Hill End Revisited

I think the previous time I’d visited Hill End it was as a school kid on an educational camp type of thing. Not sure how old I was but I suspect less than 10. I remember the impression of a big sort of wilderness with these wooden building spread out here and there, big enough for a little kid to get lost if he’s not careful. I remember the boys dorm (it wasn’t a proper camp with tents, at least not for us) being away from the main building and I remember something about frogs though not quite sure what. Mostly I remember some sort of tuck shop and my parents having given me a bit more spending money than I really needed so lots of sweets. I think I had a good time despite being stuck with all the other kids!

So over 40 years later Jane and I rolled up for the first on the Oxford parks sequence of TVOC Saturday Series orienteering events. We got there good and early as Ben Green is offering training before the Oxford events and I reckoned I might well benefit from this. We met Ben and, along with about 5 others, jogged up towards the top of the hill on a dry but slightly foggy morning. Fortunately Ben noticed Jane had run out of steam so we walked the last bit.

Ben worked on two techniques with us. Map and compass alignment was particularly useful to me as I’d taught myself with a rather old book and the whole process of turning the compass on it’s baseplate etc seemed to be a right faff – it seems orienteers don’t really do this and just hold the map so the route is the way they are facing, lay the compass straight edge along the route then rotate their body (map, compass and all) till the north arrow aligns with the map vertical grid-lines then hold that position and run. We also did some work on pace counting to estimate distance covered, I already attempt this where there are long paths etc but it was useful to practice more.

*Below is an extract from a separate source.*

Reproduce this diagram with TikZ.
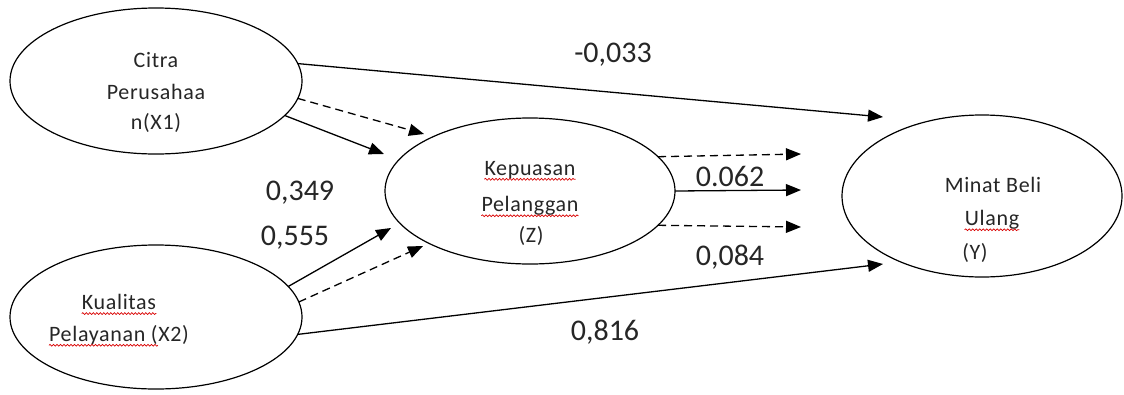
\documentclass[tikz,border=0pt]{standalone}
\usepackage{fontspec}
\setmainfont{Carlito}
\newfontfamily\ovalfont[LetterSpace=3]{Carlito}
\usetikzlibrary{arrows.meta,shapes.geometric,decorations.pathmorphing}
\begin{document}
\begin{tikzpicture}[x=1pt,y=-1pt,
  construct/.style={ellipse,draw,line width=1.2pt,inner sep=0pt,outer sep=0pt},
  ovaltext/.style={font=\ovalfont\fontsize{22}{26}\selectfont,inner sep=0pt,text=black!85},
  coef/.style={font=\fontsize{30}{34}\selectfont,inner sep=0pt,text=black!85},
  path/.style={line width=1.3pt,-{Triangle[length=15pt,width=12pt]}},
  dpath/.style={path,dash pattern=on 8pt off 5pt},
  squiggle/.style={red!85!black,line width=0.7pt,decorate,
    decoration={snake,amplitude=0.9pt,segment length=3.5pt}}]
\useasboundingbox (0,0) rectangle (1124,394);

% latent constructs
\node[construct,minimum width=292pt,minimum height=146pt] (x1) at (156,81) {};
\node[construct,minimum width=292pt,minimum height=144pt] (x2) at (156,317) {};
\node[construct,minimum width=290pt,minimum height=146pt] (z)  at (530,191) {};
\node[construct,minimum width=280pt,minimum height=162pt] (y)  at (982,196) {};

% construct labels
\node[ovaltext] (x1a) at (156,60)  {Citra};
\node[ovaltext] (x1b) at (156,92)  {Perusahaa};
\node[ovaltext] (x1c) at (156,123) {n(X1)};

\node[ovaltext] (x2a) at (119,302) {Kualitas};
\node[ovaltext] (x2b) at (119,335) {Pelayanan (X2)};

\node[ovaltext] (za) at (530,170) {Kepuasan};
\node[ovaltext] (zb) at (530,206) {Pelanggan};
\node[ovaltext] (zc) at (531,236) {(Z)};

\node[ovaltext] (ya) at (993,185) {Minat Beli};
\node[ovaltext] (yb) at (992,220) {Ulang};
\node[ovaltext] (yc) at (975,253) {(Y)};

% spelling marks under the words
\draw[squiggle] ([yshift=-4pt]x2a.base west) -- ([yshift=-4pt]x2a.base east);
\draw[squiggle] ([yshift=-4pt]x2b.base west) -- ++(109,0);
\draw[squiggle] ([yshift=-4pt]za.base west) -- ([yshift=-4pt]za.base east);
\draw[squiggle] ([yshift=-4pt]zb.base west) -- ([yshift=-4pt]zb.base east);
\draw[squiggle] ([yshift=-4pt]yb.base west) -- ([yshift=-4pt]yb.base east);

% arrow tips
\coordinate (t1) at (883,117);
\coordinate (t2) at (424,134);
\coordinate (t3) at (384,154);
\coordinate (t4) at (391,228);
\coordinate (t5) at (423,246);
\coordinate (t6) at (883,264);
\coordinate (t7) at (801,154);
\coordinate (t8) at (801,190);
\coordinate (t9) at (801,227);

% paths
\draw[path]  (x1.7.5)   -- (t1);
\draw[dpath] (x1.-7.5)  -- (t2);
\draw[path]  (x1.-15.7) -- (t3);
\draw[path]  (x2.13.7)  -- (t4);
\draw[dpath] (x2.6.7)   -- (t5);
\draw[path]  (x2.-7.9)  -- (t6);
\draw[dpath] (z.15.3)   -- (t7);
\draw[path]  (z.0)      -- (t8);
\draw[dpath] (z.-15.3)  -- (t9);

% path coefficients
\node[coef] (c1) at (613,55)  {-0,033};
\node[coef] (c2) at (300,193) {0,349};
\node[coef] (c3) at (295,238) {0,555};
\node[coef] (c4) at (605,332) {0,816};
\node[coef] (c5) at (730,176) {0.062};
\node[coef] (c6) at (730,257) {0,084};
\end{tikzpicture}
\end{document}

I paid a bit too much attention to the map alignment and not enough to my feet and the wonky, muddy, terrain and went flying at one point. I crashed down on my right shoulder – held my breath waiting for the pain – and it never came. In fact no after effects at all, my shoulder may well still be stuck but doesn’t seem to be at all delicate now.

The actual event went pretty well though it took me a few controls to get used to the scale of the map, at 1:3500 instead of the more common 1:10000 I overshot a couple of the earlier legs. I managed 54:02 for the Green course with enough energy for a sprint to the finish but was not far from the back in 37th place of 43 starters (41 finishers). Saw Howard Waller while I was waiting for download and he had fallen foul of the brambles which laid thorny trip wires over many of the paths, he was filthy and looked more like he’d been doing one of those ‘tough mudder’ events than orienteering 🙂

It’s Thames Valley Orienteering Club‘s annual Chiltern Challenge this Sunday so Jane and I have volunteered to do a shift on one of the road crossing before our run. They are expecting 500 participants over 9 different courses so should be fun!